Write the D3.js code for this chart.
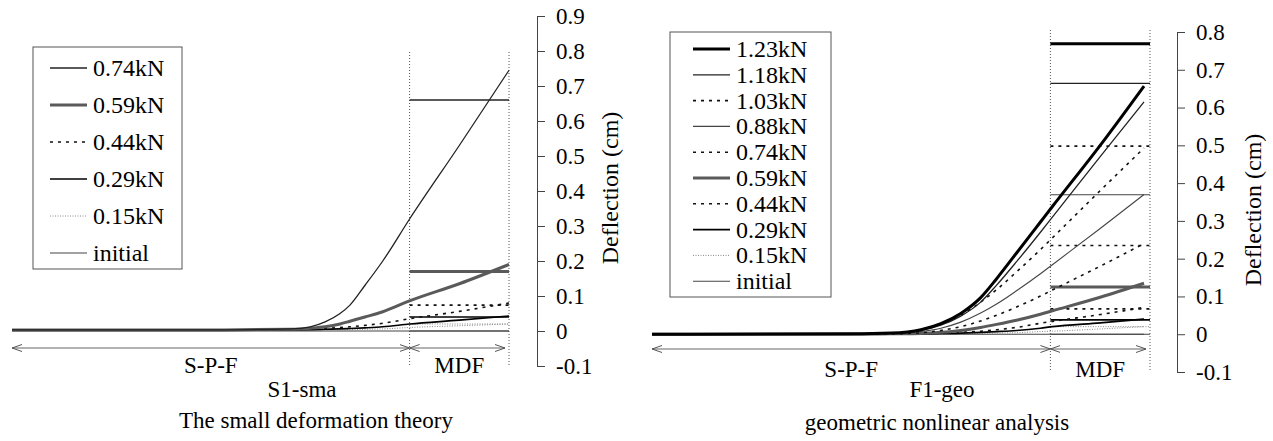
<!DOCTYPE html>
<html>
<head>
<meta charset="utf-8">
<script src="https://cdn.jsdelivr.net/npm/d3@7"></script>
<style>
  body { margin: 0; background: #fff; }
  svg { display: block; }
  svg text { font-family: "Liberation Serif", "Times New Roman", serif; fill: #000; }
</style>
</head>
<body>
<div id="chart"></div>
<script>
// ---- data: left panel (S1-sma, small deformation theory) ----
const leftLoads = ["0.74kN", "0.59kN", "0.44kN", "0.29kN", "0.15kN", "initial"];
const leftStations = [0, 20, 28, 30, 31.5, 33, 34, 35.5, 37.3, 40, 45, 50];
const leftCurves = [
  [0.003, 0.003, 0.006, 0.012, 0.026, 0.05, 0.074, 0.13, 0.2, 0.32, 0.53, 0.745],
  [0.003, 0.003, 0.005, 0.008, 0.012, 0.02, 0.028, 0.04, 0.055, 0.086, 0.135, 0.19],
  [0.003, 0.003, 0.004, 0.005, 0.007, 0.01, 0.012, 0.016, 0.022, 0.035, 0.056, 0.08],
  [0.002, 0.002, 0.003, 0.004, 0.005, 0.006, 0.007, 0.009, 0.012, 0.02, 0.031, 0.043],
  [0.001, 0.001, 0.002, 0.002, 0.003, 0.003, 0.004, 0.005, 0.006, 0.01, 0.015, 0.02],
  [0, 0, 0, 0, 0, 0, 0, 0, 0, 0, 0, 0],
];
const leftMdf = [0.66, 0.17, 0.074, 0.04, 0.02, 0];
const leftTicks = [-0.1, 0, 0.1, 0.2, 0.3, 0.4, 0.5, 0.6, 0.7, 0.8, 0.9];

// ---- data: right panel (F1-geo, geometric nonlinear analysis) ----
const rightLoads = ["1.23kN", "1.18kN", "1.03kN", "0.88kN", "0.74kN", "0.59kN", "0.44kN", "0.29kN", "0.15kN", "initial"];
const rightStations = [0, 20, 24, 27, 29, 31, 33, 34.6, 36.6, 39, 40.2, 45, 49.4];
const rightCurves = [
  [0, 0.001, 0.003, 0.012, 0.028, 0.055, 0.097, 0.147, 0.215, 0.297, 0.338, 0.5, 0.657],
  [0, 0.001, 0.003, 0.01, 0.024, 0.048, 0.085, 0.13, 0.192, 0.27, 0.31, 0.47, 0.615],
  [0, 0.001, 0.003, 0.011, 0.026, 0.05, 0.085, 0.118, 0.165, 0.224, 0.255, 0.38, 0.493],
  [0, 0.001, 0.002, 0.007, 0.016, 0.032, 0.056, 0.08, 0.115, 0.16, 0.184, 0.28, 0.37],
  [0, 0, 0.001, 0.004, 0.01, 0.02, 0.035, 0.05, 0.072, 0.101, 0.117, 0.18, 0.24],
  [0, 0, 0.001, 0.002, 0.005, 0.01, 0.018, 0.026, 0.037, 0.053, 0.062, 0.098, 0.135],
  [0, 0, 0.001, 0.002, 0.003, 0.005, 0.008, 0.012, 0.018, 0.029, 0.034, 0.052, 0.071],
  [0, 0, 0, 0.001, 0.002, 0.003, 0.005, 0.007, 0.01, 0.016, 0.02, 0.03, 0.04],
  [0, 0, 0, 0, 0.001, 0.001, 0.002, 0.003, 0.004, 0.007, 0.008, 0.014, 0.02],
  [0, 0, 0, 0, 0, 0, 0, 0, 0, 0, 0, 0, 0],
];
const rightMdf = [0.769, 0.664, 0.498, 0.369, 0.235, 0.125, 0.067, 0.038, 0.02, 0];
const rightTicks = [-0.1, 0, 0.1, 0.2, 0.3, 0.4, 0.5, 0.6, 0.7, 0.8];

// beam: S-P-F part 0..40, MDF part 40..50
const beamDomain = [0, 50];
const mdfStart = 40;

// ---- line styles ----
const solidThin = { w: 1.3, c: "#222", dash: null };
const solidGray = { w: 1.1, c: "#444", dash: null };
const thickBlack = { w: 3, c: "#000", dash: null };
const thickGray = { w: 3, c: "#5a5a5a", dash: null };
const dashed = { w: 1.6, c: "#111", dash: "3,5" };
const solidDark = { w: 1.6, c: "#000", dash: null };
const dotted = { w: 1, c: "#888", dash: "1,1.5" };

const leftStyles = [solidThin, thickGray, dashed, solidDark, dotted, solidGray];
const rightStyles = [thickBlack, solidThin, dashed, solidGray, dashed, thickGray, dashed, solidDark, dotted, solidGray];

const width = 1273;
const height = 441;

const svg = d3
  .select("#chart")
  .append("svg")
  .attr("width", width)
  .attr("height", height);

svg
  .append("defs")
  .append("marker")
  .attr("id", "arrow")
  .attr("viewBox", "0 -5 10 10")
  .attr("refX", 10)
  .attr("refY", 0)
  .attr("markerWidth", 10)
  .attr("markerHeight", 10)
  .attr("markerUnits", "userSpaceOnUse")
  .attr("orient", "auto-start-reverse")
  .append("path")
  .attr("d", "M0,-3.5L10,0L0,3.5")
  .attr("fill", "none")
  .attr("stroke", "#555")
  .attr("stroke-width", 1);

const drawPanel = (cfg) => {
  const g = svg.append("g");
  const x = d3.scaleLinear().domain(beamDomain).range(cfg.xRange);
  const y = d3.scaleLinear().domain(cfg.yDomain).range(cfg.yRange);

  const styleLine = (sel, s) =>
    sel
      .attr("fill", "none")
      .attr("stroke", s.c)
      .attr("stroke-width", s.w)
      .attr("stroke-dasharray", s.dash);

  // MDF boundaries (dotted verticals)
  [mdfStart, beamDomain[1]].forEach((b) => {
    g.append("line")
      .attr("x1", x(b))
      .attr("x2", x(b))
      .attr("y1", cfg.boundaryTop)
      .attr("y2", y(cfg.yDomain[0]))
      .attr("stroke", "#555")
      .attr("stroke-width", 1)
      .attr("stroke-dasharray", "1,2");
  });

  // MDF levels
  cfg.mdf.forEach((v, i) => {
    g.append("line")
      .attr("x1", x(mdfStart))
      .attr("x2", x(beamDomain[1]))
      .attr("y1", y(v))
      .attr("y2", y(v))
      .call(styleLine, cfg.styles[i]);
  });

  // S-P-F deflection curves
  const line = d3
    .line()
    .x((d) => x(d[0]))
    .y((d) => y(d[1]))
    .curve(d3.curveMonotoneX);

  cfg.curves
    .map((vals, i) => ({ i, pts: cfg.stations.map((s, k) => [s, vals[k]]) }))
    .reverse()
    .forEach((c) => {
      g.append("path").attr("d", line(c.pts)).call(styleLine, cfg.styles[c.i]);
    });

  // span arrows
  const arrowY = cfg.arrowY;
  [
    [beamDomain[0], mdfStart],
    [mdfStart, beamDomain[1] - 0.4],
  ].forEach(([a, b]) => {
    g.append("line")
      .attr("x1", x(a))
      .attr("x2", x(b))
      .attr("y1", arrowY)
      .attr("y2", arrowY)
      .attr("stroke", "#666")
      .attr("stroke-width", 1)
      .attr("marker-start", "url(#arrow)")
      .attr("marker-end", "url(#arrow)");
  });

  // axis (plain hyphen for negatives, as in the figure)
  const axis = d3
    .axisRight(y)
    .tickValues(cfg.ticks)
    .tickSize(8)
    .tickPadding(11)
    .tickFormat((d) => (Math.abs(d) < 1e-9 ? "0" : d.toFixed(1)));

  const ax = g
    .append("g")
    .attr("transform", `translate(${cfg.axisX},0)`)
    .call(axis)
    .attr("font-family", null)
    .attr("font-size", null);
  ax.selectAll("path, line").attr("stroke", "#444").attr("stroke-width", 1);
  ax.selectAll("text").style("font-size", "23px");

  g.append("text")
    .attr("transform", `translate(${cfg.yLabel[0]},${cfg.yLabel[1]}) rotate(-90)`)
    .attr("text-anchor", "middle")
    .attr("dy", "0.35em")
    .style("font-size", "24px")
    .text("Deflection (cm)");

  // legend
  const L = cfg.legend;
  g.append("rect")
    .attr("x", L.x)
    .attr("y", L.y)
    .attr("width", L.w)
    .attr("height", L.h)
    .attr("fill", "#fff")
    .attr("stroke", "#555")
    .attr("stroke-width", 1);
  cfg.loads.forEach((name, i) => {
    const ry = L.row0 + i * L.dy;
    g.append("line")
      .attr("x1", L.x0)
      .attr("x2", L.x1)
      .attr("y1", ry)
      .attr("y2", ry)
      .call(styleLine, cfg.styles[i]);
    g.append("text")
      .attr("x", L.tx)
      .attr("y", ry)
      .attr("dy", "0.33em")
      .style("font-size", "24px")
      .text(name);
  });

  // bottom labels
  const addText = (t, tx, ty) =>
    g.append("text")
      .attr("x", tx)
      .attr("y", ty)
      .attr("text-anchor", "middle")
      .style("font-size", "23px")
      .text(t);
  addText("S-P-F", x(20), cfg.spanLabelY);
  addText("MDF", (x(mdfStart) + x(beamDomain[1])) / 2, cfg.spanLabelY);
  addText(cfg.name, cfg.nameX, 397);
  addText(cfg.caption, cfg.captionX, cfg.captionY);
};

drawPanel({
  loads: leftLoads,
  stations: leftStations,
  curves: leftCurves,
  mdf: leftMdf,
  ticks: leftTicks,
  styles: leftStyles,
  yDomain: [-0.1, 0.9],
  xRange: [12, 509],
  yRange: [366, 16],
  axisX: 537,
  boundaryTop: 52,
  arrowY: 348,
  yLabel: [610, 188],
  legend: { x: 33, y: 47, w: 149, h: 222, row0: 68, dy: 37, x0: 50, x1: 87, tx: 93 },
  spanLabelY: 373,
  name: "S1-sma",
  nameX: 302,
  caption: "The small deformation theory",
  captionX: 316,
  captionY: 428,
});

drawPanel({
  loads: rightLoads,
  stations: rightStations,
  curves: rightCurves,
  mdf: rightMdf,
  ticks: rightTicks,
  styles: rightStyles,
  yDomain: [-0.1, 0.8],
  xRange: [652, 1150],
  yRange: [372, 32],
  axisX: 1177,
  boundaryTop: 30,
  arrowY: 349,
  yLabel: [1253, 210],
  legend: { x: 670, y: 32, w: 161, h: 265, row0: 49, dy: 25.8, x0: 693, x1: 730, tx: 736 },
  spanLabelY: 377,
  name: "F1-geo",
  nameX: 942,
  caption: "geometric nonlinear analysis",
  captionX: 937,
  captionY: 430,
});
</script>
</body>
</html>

————

▶ STATED GOAL
Return the material line for line, from its beginning to the line that contains "0.7, 0.8, 0.9];", with the pictures left out.

▶ SOLUTION FOR THIS PROBLEM
Write the D3.js code for this chart.
<!DOCTYPE html>
<html>
<head>
<meta charset="utf-8">
<script src="https://cdn.jsdelivr.net/npm/d3@7"></script>
<style>
  body { margin: 0; background: #fff; }
  svg { display: block; }
  svg text { font-family: "Liberation Serif", "Times New Roman", serif; fill: #000; }
</style>
</head>
<body>
<div id="chart"></div>
<script>
// ---- data: left panel (S1-sma, small deformation theory) ----
const leftLoads = ["0.74kN", "0.59kN", "0.44kN", "0.29kN", "0.15kN", "initial"];
const leftStations = [0, 20, 28, 30, 31.5, 33, 34, 35.5, 37.3, 40, 45, 50];
const leftCurves = [
  [0.003, 0.003, 0.006, 0.012, 0.026, 0.05, 0.074, 0.13, 0.2, 0.32, 0.53, 0.745],
  [0.003, 0.003, 0.005, 0.008, 0.012, 0.02, 0.028, 0.04, 0.055, 0.086, 0.135, 0.19],
  [0.003, 0.003, 0.004, 0.005, 0.007, 0.01, 0.012, 0.016, 0.022, 0.035, 0.056, 0.08],
  [0.002, 0.002, 0.003, 0.004, 0.005, 0.006, 0.007, 0.009, 0.012, 0.02, 0.031, 0.043],
  [0.001, 0.001, 0.002, 0.002, 0.003, 0.003, 0.004, 0.005, 0.006, 0.01, 0.015, 0.02],
  [0, 0, 0, 0, 0, 0, 0, 0, 0, 0, 0, 0],
];
const leftMdf = [0.66, 0.17, 0.074, 0.04, 0.02, 0];
const leftTicks = [-0.1, 0, 0.1, 0.2, 0.3, 0.4, 0.5, 0.6, 0.7, 0.8, 0.9];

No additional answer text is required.